Formado em artes cênicas e música, ele trabalhou em musicais antes de entrar para a produtora há nove anos ao sugerir a criação de um departamento para performances ao vivo. Ele diz que trabalhar com o pai foi algo "delicado" no começo.
"A gente precisava entender como seria ele como meu chefe. Tivemos alguns desentendimentos no início, o que foi natural e importante para termos a relação profissional e de admiração mútua de hoje. Ele é superpresente, mas cada vez mais passa a bola para os filhos e nos dá autonomia."
Mônica está na empresa há mais de 30 anos.
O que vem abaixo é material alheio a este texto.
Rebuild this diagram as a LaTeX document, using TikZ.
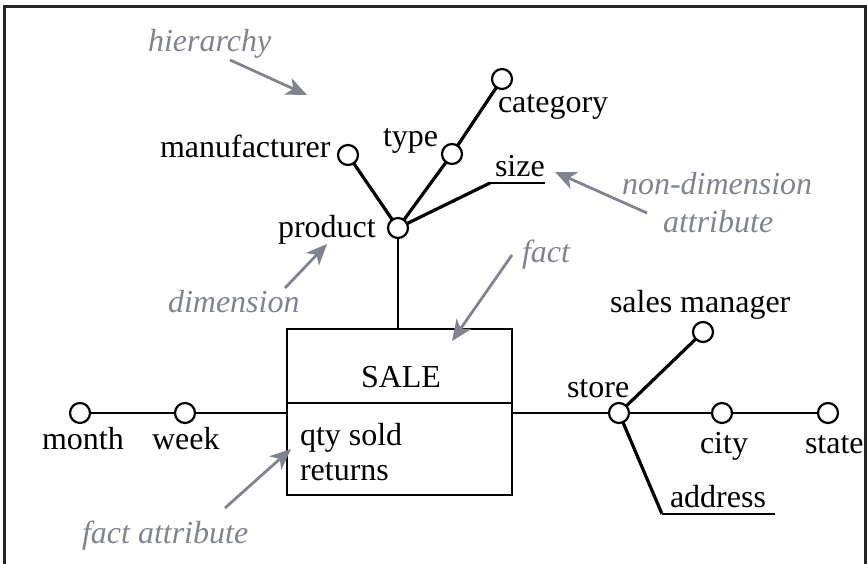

Ela é desenhista industrial de formação e diz que não pensava que trabalharia na produtora quando começou como vendedora na loja de produtos da marca.
"Talvez com a Marina, que sempre teve talento para desenhar, ele tivesse alguma expectativa de que ela trabalhasse na empresa, mas nunca foi algo intencional comigo. Fiquei fascinada com a parte comercial e fui me especializando e galgando posições."
Ela diz que trabalhar com a família nem sempre é fácil. "Temos nossas diferenças, principalmente porque eu, meu pai e meus irmãos somos de três gerações diferentes, mas foi um aprendizado muito importante."
Mauricio afirma que as opiniões diferentes costumam ser resolvidas na conversa e que ele, sua mulher e os filhos entendem que é importante estarem unidos, para que o negócio não seja prejudicado.
"Algumas pessoas falam que não é legal trabalhar com família, que dá crise, fica um clima, mas eu não acho. A gente precisa é tomar cuidado para não ficar falando de trabalho o tempo todo."
O cartunista continua a dar expediente todos os dias e acompanha os projetos desenvolvidos pelos filhos e sua equipe. Seu cargo oficial é de presidente, mas ele conta que não resiste a se envolver com outras funções na empresa.
"Quando vejo um desenho sendo feito, sento, olho, dou palpites, mas não é para vigiar ou pegar o lugar do chefe da área, mas porque, modéstia à parte, eu comecei tudo isso e conheço todos os processos", diz.
"Adoro vir trabalhar, meu estúdio é o lugar mais bonito do mundo. Enquanto tiver condições físicas e mentais, vou continuar a vir aqui para bater papo, trocar ideias e passar meu conhecimento para todos."